Single by Julian Casablancas+The Voidz

from the album Tyranny
- Released: September 2, 2014
- Recorded: 2014
- Genre: Experimental rock; indie rock; noise rock; progressive rock;
- Length: 10:57
- Label: Cult Records
- Songwriters: Julian Casablancas; Alex Carapetis;
- Producer: Shawn Everett

Julian Casablancas+The Voidz singles chronology
|  | "Human Sadness" (2014) | "Where No Eagles Fly" (2014) |

= Human Sadness =

2014 single by Julian Casablancas + The Voidz

"Human Sadness" is the debut single by American rock band Julian Casablancas + The Voidz.

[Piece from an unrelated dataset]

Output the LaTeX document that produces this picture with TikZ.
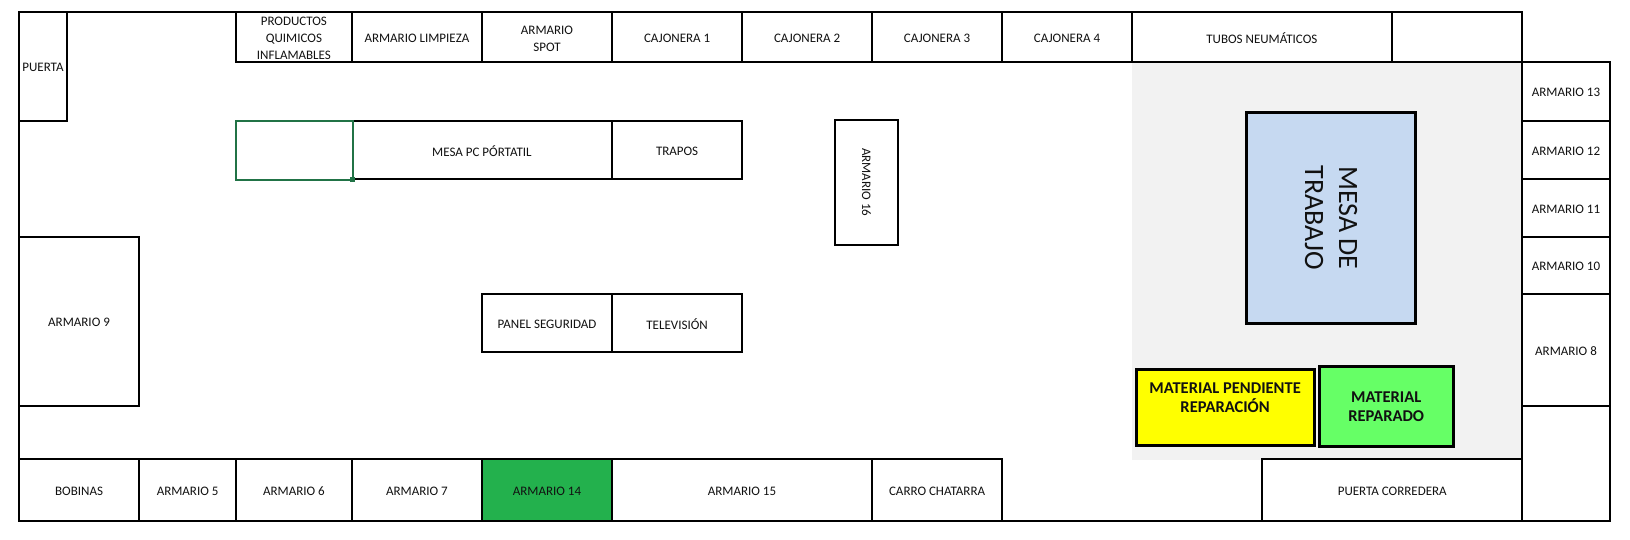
\documentclass[tikz,border=0pt]{standalone}
\usepackage{fontspec}
\setmainfont{Carlito}
\definecolor{zonegray}{HTML}{F2F2F2}
\definecolor{tablecol}{HTML}{C6D9F1}
\definecolor{a14}{HTML}{23B14D}
\definecolor{repaired}{HTML}{66FF66}
\definecolor{pending}{HTML}{FFFF00}
\definecolor{selgreen}{HTML}{217346}
\definecolor{ink}{HTML}{111111}
\tikzset{
  x=1pt,y=-1pt,
  base/.style={draw=black,line width=2pt,inner sep=0pt,outer sep=0pt,align=center,text=ink,
    font=\fontsize{13}{17}\selectfont},
  plain/.style={base,fill=white},
  heavy/.style={base,line width=3pt,font=\fontsize{16.5}{19}\selectfont\bfseries},
}
\def\tshift{-1.3pt}
% name, x1, y1, x2, y2, style, text
\newcommand\roomcell[7]{%
  \pgfmathsetmacro\cx{(#2+#4)/2}\pgfmathsetmacro\cy{(#3+#5)/2}%
  \pgfmathsetmacro\cw{#4-#2}\pgfmathsetmacro\ch{#5-#3}%
  \node[#6,minimum width=\cw pt,minimum height=\ch pt] (#1) at (\cx,\cy) {};%
  \node[#6,draw=none,fill=none,yshift=\tshift] (#1t) at (#1.center) {#7};%
}
\begin{document}
\begin{tikzpicture}
\useasboundingbox (0,0) rectangle (1630,540);
\fill[white] (0,0) rectangle (1630,540);
\fill[zonegray] (1132,62.3) rectangle (1522.2,459.7);
% top row
\roomcell{prod}{236}{12}{351.8}{62.3}{plain}{PRODUCTOS\\QUIMICOS\\INFLAMABLES}
\roomcell{limp}{351.8}{12}{482}{62.3}{plain}{ARMARIO LIMPIEZA}
\roomcell{spot}{482}{12}{612}{62.3}{plain}{ARMARIO\\SPOT}
\roomcell{caj1}{612}{12}{742.2}{62.3}{plain}{CAJONERA 1}
\roomcell{caj2}{742.2}{12}{872}{62.3}{plain}{CAJONERA 2}
\roomcell{caj3}{872}{12}{1002.1}{62.3}{plain}{CAJONERA 3}
\roomcell{caj4}{1002.1}{12}{1132}{62.3}{plain}{CAJONERA 4}
\roomcell{tubos}{1132}{12}{1391.7}{62.3}{plain}{TUBOS NEUMÁTICOS}
\roomcell{blank1}{1391.7}{12}{1522.2}{62.3}{plain}{}
% left
\roomcell{puerta}{18.9}{12}{67}{120.7}{plain}{PUERTA}
\roomcell{arm9}{18.9}{236.7}{139.2}{405.7}{plain}{ARMARIO 9}
% middle
\roomcell{mesapc}{351.8}{120.7}{612}{179}{plain}{MESA PC PÓRTATIL}
\roomcell{trapos}{612}{120.7}{742.2}{179}{plain}{TRAPOS}
\roomcell{panel}{482}{294}{612}{351.7}{plain}{PANEL SEGURIDAD}
\roomcell{tele}{612}{294}{742.2}{351.7}{plain}{TELEVISIÓN}
\node[plain,rotate=-90,minimum width=125.3pt,minimum height=63.2pt] (arm16) at (866.4,182.3) {ARMARIO 16};
% selected cell
\roomcell{sel}{236}{120.7}{352.8}{180}{base,draw=selgreen,fill=white}{}
\fill[selgreen] (350.2,177.5) rectangle (355.2,182.5);
% right column
\roomcell{arm13}{1522.2}{62.3}{1609.8}{120.7}{plain}{ARMARIO 13}
\roomcell{arm12}{1522.2}{120.7}{1609.8}{179}{plain}{ARMARIO 12}
\roomcell{arm11}{1522.2}{179}{1609.8}{237}{plain}{ARMARIO 11}
\roomcell{arm10}{1522.2}{237}{1609.8}{293.7}{plain}{ARMARIO 10}
\roomcell{arm8}{1522.2}{293.7}{1609.8}{405.7}{plain}{ARMARIO 8}
\roomcell{blank2}{1522.2}{405.7}{1609.8}{520.7}{plain}{}
% bottom row
\roomcell{bob}{18.9}{458.7}{139.2}{520.7}{plain}{BOBINAS}
\roomcell{arm5}{139.2}{458.7}{236}{520.7}{plain}{ARMARIO 5}
\roomcell{arm6}{236}{458.7}{351.8}{520.7}{plain}{ARMARIO 6}
\roomcell{arm7}{351.8}{458.7}{482}{520.7}{plain}{ARMARIO 7}
\roomcell{arm14}{482}{458.7}{612}{520.7}{base,fill=a14}{ARMARIO 14}
\roomcell{arm15}{612}{458.7}{872}{520.7}{plain}{ARMARIO 15}
\roomcell{carro}{872}{458.7}{1002.1}{520.7}{plain}{CARRO CHATARRA}
\roomcell{corr}{1262.3}{458.7}{1522.2}{520.7}{plain}{PUERTA CORREDERA}
% outer walls
\draw[line width=2pt,line join=miter] (18.9,12) -- (1522.2,12) -- (1522.2,62.3) -- (1609.8,62.3)
  -- (1609.8,520.7) -- (18.9,520.7) -- cycle;
% work zone
\node[heavy,fill=tablecol,rotate=-90,minimum width=211pt,minimum height=169.4pt,
  font=\fontsize{28}{34}\selectfont] (mesa) at (1331.1,217.8) {MESA DE\\TRABAJO};
\def\tshift{0pt}
\roomcell{pend}{1136.2}{369}{1314}{445.7}{heavy,fill=pending}{MATERIAL PENDIENTE\\REPARACIÓN\\\mbox{}}
\roomcell{repa}{1319.4}{366}{1453}{446.7}{heavy,fill=repaired}{MATERIAL\\REPARADO}
\end{tikzpicture}
\end{document}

It was released on September 2, 2014, via Casablancas' indie record label Cult Records and is from their debut album Tyranny. The song is nearly eleven minutes long.

==Origin and composition==
Drummer Alex Carapetis brought a sample of Mozart's Requiem in D Minor to lead singer Julian Casablancas attention, which was then used as a starting point. The lyrics of the song, "Put money in my hand and I will do the things you want me to," allude to their album's themes of greed and corruption, while the rest of the song examines the lead singer's relationship with his estranged father, John Casablancas, who died in 2013 from cancer.

==Reception==
"Human Sadness" has been described very positively by critics, some describing it as "a structure-less beast that features everything from jarring noise and warped, processed vocals to bombastic stadium rock solos and a hint of the gritty NYC punk Casablancas is best known for." It has also been compared to the Sufjan Stevens album The Age of Adz.

==Music video==
The music video for "Human Sadness" was released on May 27, 2015. The video was co-directed by Warren Fu, Nicholaus Goossen, and Wiissa. The story of the video was conceived by Casablancas, Fu, and bassist Jake Bercovici and explores several storylines of human sorrow and anguish, portrayed by each member of the band juxtaposed against footage of the band playing as the apocalypse occurs on Earth. The video was inspired by the story of "the band that played on" on the Titanic as the ship sank. The end credits feature the demo of "Human Sadness" that Casablancas composed for the 2012 short film The Unseen Beauty, a profile on Casablancas' step-father and artistic mentor Sam Adoquei. The music video took over a year to complete.